He was trying to find a lowest common denominator in order to order fractions.
4/16 2/6 3/4 1/2 6/10 and 1/8 ...
Isn't the obvious brute force approach to just multiply all of the denominators by all of the other denominators?
Yes. Well, it is if you're of a computer science persuasion, anyway. I started doing that then realised it probably wasn't what the junior school maths lot would have in mind, and opted for the same sort of frustratingly non-algorithmic method that we were taught to use at A-level for integration: Staring at it for a bit, cancelling where appropriate, then pulling the answer out of thin air.
I can't help thinking that a Chinese Room approach to maths teaching would have made life a lot less complicated...

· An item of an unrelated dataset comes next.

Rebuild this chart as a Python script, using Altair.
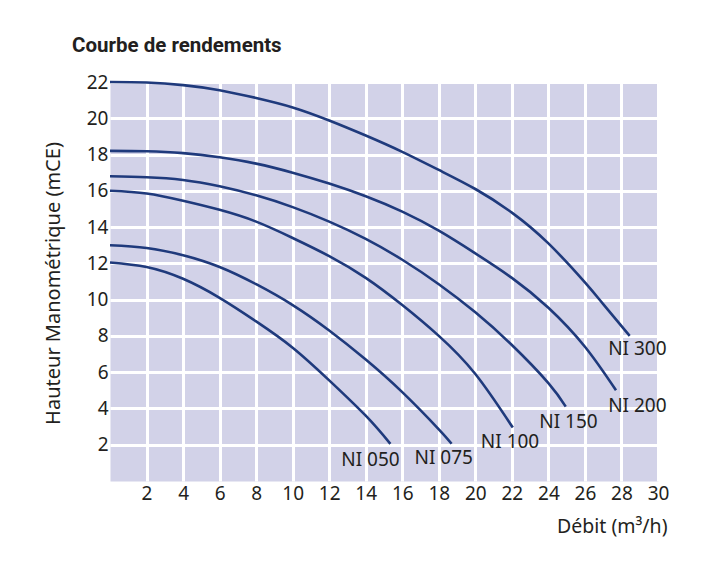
import altair as alt
import pandas as pd

# Pump performance curves: flow rate (m3/h) vs head (mCE)
pumps = ["NI 050", "NI 075", "NI 100", "NI 150", "NI 200", "NI 300"]

q_050 = [0, 2, 4, 6, 8, 10, 12, 14, 15.35]
h_050 = [12.05, 11.8, 11.15, 10.1, 8.8, 7.35, 5.55, 3.6, 2.05]

q_075 = [0, 2, 4, 6, 8, 10, 12, 14, 16, 18, 18.7]
h_075 = [13.0, 12.85, 12.45, 11.8, 10.85, 9.7, 8.3, 6.7, 4.9, 2.85, 2.05]

q_100 = [0, 2, 4, 6, 8, 10, 12, 14, 16, 18, 20, 22.05]
h_100 = [16.0, 15.85, 15.45, 14.95, 14.3, 13.4, 12.4, 11.2, 9.7, 8.0, 5.9, 2.95]

q_150 = [0, 2, 4, 6, 8, 10, 12, 14, 16, 18, 20, 22, 24, 24.95]
h_150 = [16.8, 16.75, 16.6, 16.25, 15.75, 15.1, 14.3, 13.35, 12.2, 10.85, 9.3, 7.5, 5.4, 4.1]

q_200 = [0, 2, 4, 6, 8, 10, 12, 14, 16, 18, 20, 22, 24, 26, 27.7]
h_200 = [18.2, 18.18, 18.08, 17.85, 17.5, 17.0, 16.4, 15.7, 14.85, 13.8, 12.55, 11.2, 9.55, 7.4, 5.0]

q_300 = [0, 2, 4, 6, 8, 10, 12, 14, 16, 18, 20, 22, 24, 26, 27, 28.45]
h_300 = [22.0, 21.97, 21.83, 21.55, 21.12, 20.6, 19.88, 19.05, 18.15, 17.15, 16.1, 14.8, 13.1, 10.95, 9.75, 8.0]

# Curve labels (data coordinates of the left edge of each label)
label_names = ["NI 050", "NI 075", "NI 100", "NI 150", "NI 200", "NI 300"]
label_q = [12.66, 16.67, 20.3, 23.5, 27.27, 27.27]
label_h = [1.16, 1.25, 2.17, 3.27, 4.13, 7.28]

x_ticks = list(range(2, 31, 2))
y_ticks = list(range(2, 23, 2))

rows = []
for name, qs, hs in zip(pumps, [q_050, q_075, q_100, q_150, q_200, q_300],
                        [h_050, h_075, h_100, h_150, h_200, h_300]):
    for q, h in zip(qs, hs):
        rows.append({"pump": name, "q": q, "h": h})
df = pd.DataFrame(rows)
labels_df = pd.DataFrame({"name": label_names, "q": label_q, "h": label_h})

FONT = "Noto Sans"
TEXT = "#231f20"
LINE = "#1f3a7c"

x_enc = alt.X(
    "q:Q",
    scale=alt.Scale(domain=[0, 30], nice=False, zero=False),
    axis=alt.Axis(
        values=x_ticks, tickCount=40, format="d", title="Débit (m³/h)", grid=True,
        gridColor="white", gridWidth=3, gridOpacity=1, domain=False, ticks=False,
        labelOverlap=False, labelFlush=False,
        labelFont=FONT, labelFontSize=19, labelColor=TEXT, labelPadding=3,
        titleFont=FONT, titleFontSize=19.5, titleFontWeight="normal", titleColor=TEXT,
        titleAnchor="end", titleAlign="right", titleX=557, titleY=51,
        titleBaseline="alphabetic",
    ),
)
y_enc = alt.Y(
    "h:Q",
    scale=alt.Scale(domain=[0, 22], nice=False, zero=False),
    axis=alt.Axis(
        values=y_ticks, tickCount=40, format="d", title="Hauteur Manométrique (mCE)",
        grid=True, gridColor="white", gridWidth=3, gridOpacity=1, domain=False,
        ticks=False, labelOverlap=False, labelFlush=False,
        labelFont=FONT, labelFontSize=19, labelColor=TEXT, labelPadding=2,
        titleFont=FONT, titleFontSize=20, titleFontWeight="normal", titleColor=TEXT,
        titleAngle=-90, titleX=-57, titleY=201, titleAlign="center",
        titleBaseline="middle",
    ),
)

lines = alt.Chart(df).mark_line(
    interpolate="natural", strokeWidth=2.6, color=LINE
).encode(x=x_enc, y=y_enc, detail="pump:N")

texts = alt.Chart(labels_df).mark_text(
    align="left", baseline="middle", fontSize=19, font=FONT, color=TEXT
).encode(x=x_enc, y=y_enc, text="name:N")

chart = (
    alt.layer(lines, texts)
    .properties(
        width=548,
        height=399,
        autosize=alt.AutoSizeParams(type="none"),
        padding={"left": 102, "top": 74, "right": 50, "bottom": 60},
        title=alt.TitleParams(
            "Courbe de rendements", anchor="start", frame="group", dx=-38,
            offset=17, font="Roboto", fontSize=20.5,
            fontWeight="bold", color=TEXT,
        ),
    )
    .configure(background="white")
    .configure_view(fill="#d2d2e8", stroke="transparent")
)

chart.save("out.html", embed_options={"renderer": "svg", "actions": False})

Start by simplifying the fractions 4/16 = 1/4, 2/6 = 1/3 and 6/10 = 3/5
Take all the denominators, 4, 3, 4, 2, 5, 8
set aside any that are factors of one of the others, in this case 4, and 2 to reduce the set to 3, 8, 5
Multiply out to get 120
now multiply each denominator and numerator by the required amount to get to the X/120
a)30/120, b)40/120, c)90/120, d)60/120, e)72/120 and f)15/120
reorder largest first: c) e) d) b) a) f)
translate back to original fractions:
3/4, 6/10, 1/2, 2/6, 4/16, 1/8
I admit to initially not simplifying the fractions which leads to working in X/240 and more faff.